The authority said the offers from the higher bidder – also a retailer – were “heavily caveated” in terms of planning and infrastructure costs, and that the net proceeds from a sale could have been the same or even lower.
Land Registry records show the council sold a plot at Parc Trostre, Llanelli, to a retailer on a long leasehold basis for £1.83 million. At the time the council’s cabinet made the decision, in 2018, representatives of another retailer raised an offer of £2.75 million to £3 million, according to emails seen by the Local Democracy Reporting Service.
The decision to sell the land was made behind closed doors, which is usual for commercial reasons, and appears to have been taken by cabinet in July 2018. Minutes of the meeting didn’t mention any figures or company names, saying only that cabinet – then called the executive board – considered a report regarding the disposal of land in south-east Llanelli and unanimously approved “option one”.
Three weeks later representatives from the higher-bidding retailer offered £3.15 million for the land, subject to planning consent. The council replied to the representatives saying it wasn’t entertaining any further offers as it was close to contracting with the original party.
There is no suggestion of any wrongdoing, but surveyor Will Lloyd Davies, who said he was representing the higher-bidding retailer at the time, said he was “gobsmacked” when he discovered the eventual sale price of £1.83 million, considering what he said was his party’s revised offer of £3.15 million.
Mr Lloyd Davies, director of surveyors Arbenigol Ltd, said that while he was “pleased to see the site developed and providing inward investment and employment”, he was surprised to find out from the Land Registry that the final transacted price was around 40 per cent below his party’s bid.

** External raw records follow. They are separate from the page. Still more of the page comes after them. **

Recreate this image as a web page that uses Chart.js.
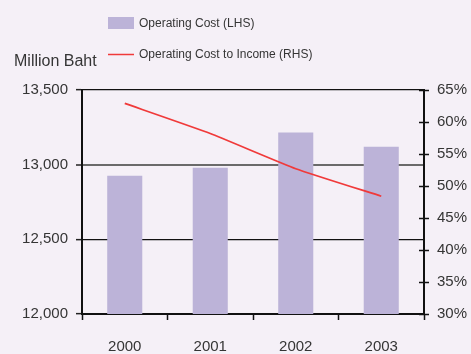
<!DOCTYPE html>
<html>
<head>
<meta charset="utf-8">
<script src="https://cdn.jsdelivr.net/npm/chart.js@4/dist/chart.umd.min.js"></script>
<style>
  html, body { margin: 0; padding: 0; background: #F5F0F7; }
  #wrap { width: 471px; height: 354px; position: relative; }
</style>
</head>
<body>
<div id="wrap"><canvas id="c" width="471" height="354"></canvas></div>
<script>
const categories = ['2000', '2001', '2002', '2003'];
const operatingCost = [12925, 12980, 13215, 13120];
const costToIncome = [62.9, 58.2, 52.7, 48.4];
const leftTicks = [12000, 12500, 13000, 13500];
const rightTicks = [30, 35, 40, 45, 50, 55, 60, 65];
const seriesNames = ['Operating Cost (LHS)', 'Operating Cost to Income (RHS)'];
const leftAxisTitle = 'Million Baht';

const BG = '#F5F0F7';
const BAR = '#BCB3D8';
const LINE = '#F03A3A';
const TXT = '#353535';
const FONT = "'Liberation Sans', Arial, sans-serif";

const bgPlugin = {
  id: 'bg',
  beforeDraw(chart) {
    const ctx = chart.ctx;
    ctx.save();
    ctx.fillStyle = BG;
    ctx.fillRect(0, 0, chart.width, chart.height);
    ctx.restore();
  }
};

const decorPlugin = {
  id: 'decor',
  afterDraw(chart) {
    const ctx = chart.ctx;
    ctx.save();
    // legend
    ctx.fillStyle = BAR;
    ctx.fillRect(108, 17, 26, 12);
    ctx.strokeStyle = LINE;
    ctx.lineWidth = 1.5;
    ctx.beginPath();
    ctx.moveTo(108, 54.5);
    ctx.lineTo(134, 54.5);
    ctx.stroke();
    ctx.fillStyle = TXT;
    ctx.font = '12px ' + FONT;
    ctx.textBaseline = 'middle';
    ctx.textAlign = 'left';
    ctx.fillText(chart.data.datasets[0].label, 139, 24);
    ctx.fillText(chart.data.datasets[1].label, 139, 55);
    // axis title
    ctx.font = '16px ' + FONT;
    ctx.fillText(leftAxisTitle, 14, 62);
    // inner ticks on right axis
    const s = chart.scales.y1;
    ctx.strokeStyle = '#111';
    ctx.lineWidth = 1.5;
    s.ticks.forEach(t => {
      const y = Math.round(s.getPixelForValue(t.value)) + 0.5;
      ctx.beginPath();
      ctx.moveTo(s.left - 5, y);
      ctx.lineTo(s.left, y);
      ctx.stroke();
    });
    ctx.restore();
  }
};

new Chart(document.getElementById('c'), {
  data: {
    labels: categories,
    datasets: [
      {
        type: 'bar',
        label: seriesNames[0],
        data: operatingCost,
        backgroundColor: BAR,
        borderWidth: 0,
        categoryPercentage: 1,
        barPercentage: 0.41,
        yAxisID: 'y',
        order: 1
      },
      {
        type: 'line',
        label: seriesNames[1],
        data: costToIncome,
        borderColor: LINE,
        borderWidth: 1.8,
        pointRadius: 0,
        tension: 0.15,
        fill: false,
        yAxisID: 'y1',
        order: 0
      }
    ]
  },
  options: {
    responsive: false,
    animation: false,
    devicePixelRatio: 1,
    layout: { padding: { top: 90, left: 0, right: 0, bottom: 0 } },
    plugins: { legend: { display: false }, tooltip: { enabled: false } },
    scales: {
      x: {
        position: 'bottom',
        grid: {
          offset: true,
          drawOnChartArea: false,
          drawTicks: true,
          tickLength: 6,
          tickColor: '#111',
          tickWidth: 1.5
        },
        border: { display: true, color: '#111', width: 2 },
        ticks: { color: TXT, font: { family: FONT, size: 15 }, padding: 18, maxRotation: 0 },
        afterFit(scale) { scale.height = 40; }
      },
      y: {
        position: 'left',
        min: 12000,
        max: 13500,
        afterBuildTicks(scale) { scale.ticks = leftTicks.map(v => ({ value: v })); },
        grid: {
          color: ctx => (ctx.tick && ctx.tick.value === 13000) ? '#6a6a6a' : '#111',
          lineWidth: ctx => (ctx.tick && ctx.tick.value === 13000) ? 2 : 1.3,
          tickLength: 6,
          tickColor: '#222',
          tickWidth: 1.5
        },
        border: { display: true, color: '#111', width: 2 },
        ticks: {
          color: TXT,
          font: { family: FONT, size: 15 },
          padding: 8,
          callback: v => Number(v).toLocaleString('en-US')
        },
        afterFit(scale) { scale.width = 82; }
      },
      y1: {
        position: 'right',
        min: 30,
        max: 65,
        afterBuildTicks(scale) { scale.ticks = rightTicks.map(v => ({ value: v })); },
        grid: {
          drawOnChartArea: false,
          tickLength: 5,
          tickColor: '#111',
          tickWidth: 1.5
        },
        border: { display: true, color: '#111', width: 2 },
        ticks: {
          color: TXT,
          font: { family: FONT, size: 15 },
          padding: 8,
          callback: v => v + '%'
        },
        afterFit(scale) { scale.width = 47; }
      }
    }
  },
  plugins: [bgPlugin, decorPlugin]
});
</script>
</body>
</html>
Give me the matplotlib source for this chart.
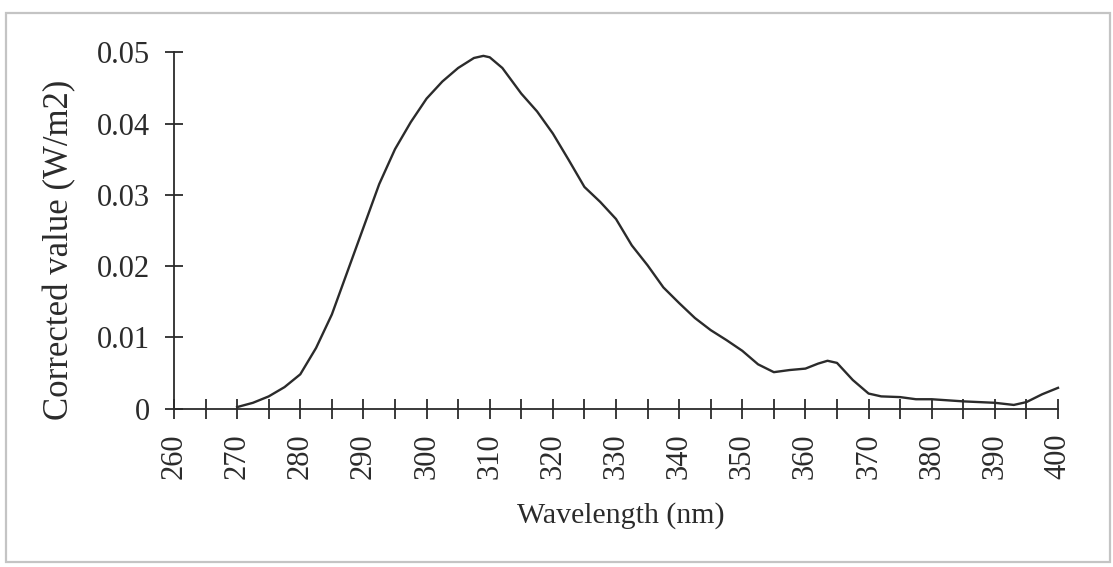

Mr Lloyd Davies said he was also disappointed that his recent Freedom of Information request for reports relating to the sale decision made by the executive board was turned down to the council. He asked the authority to review its refusal decision, and it replied saying that detailed information about bids and prices would prejudice ongoing and future land disposal negotiations, and that this outweighed the public interest argument for disclosing the information. This refusal was later upheld by the Information Commissioner’s Office.
Asked about its reasons for selling the land to the lower bidder, Carmarthenshire’s cabinet member for resources, Cllr Alun Lenny, who wasn’t an executive board member in 2018, said: “The offers submitted by Mr Lloyd Davies on behalf of his client were heavily caveated, in terms of planning and infrastructure costs, and the actual net proceeds from a sale to them were considered by the council to likely be at an equivalent level if not lower than the agreed sale price.”
He added: “In reaching a decision the council also considered the deliverability of the schemes.”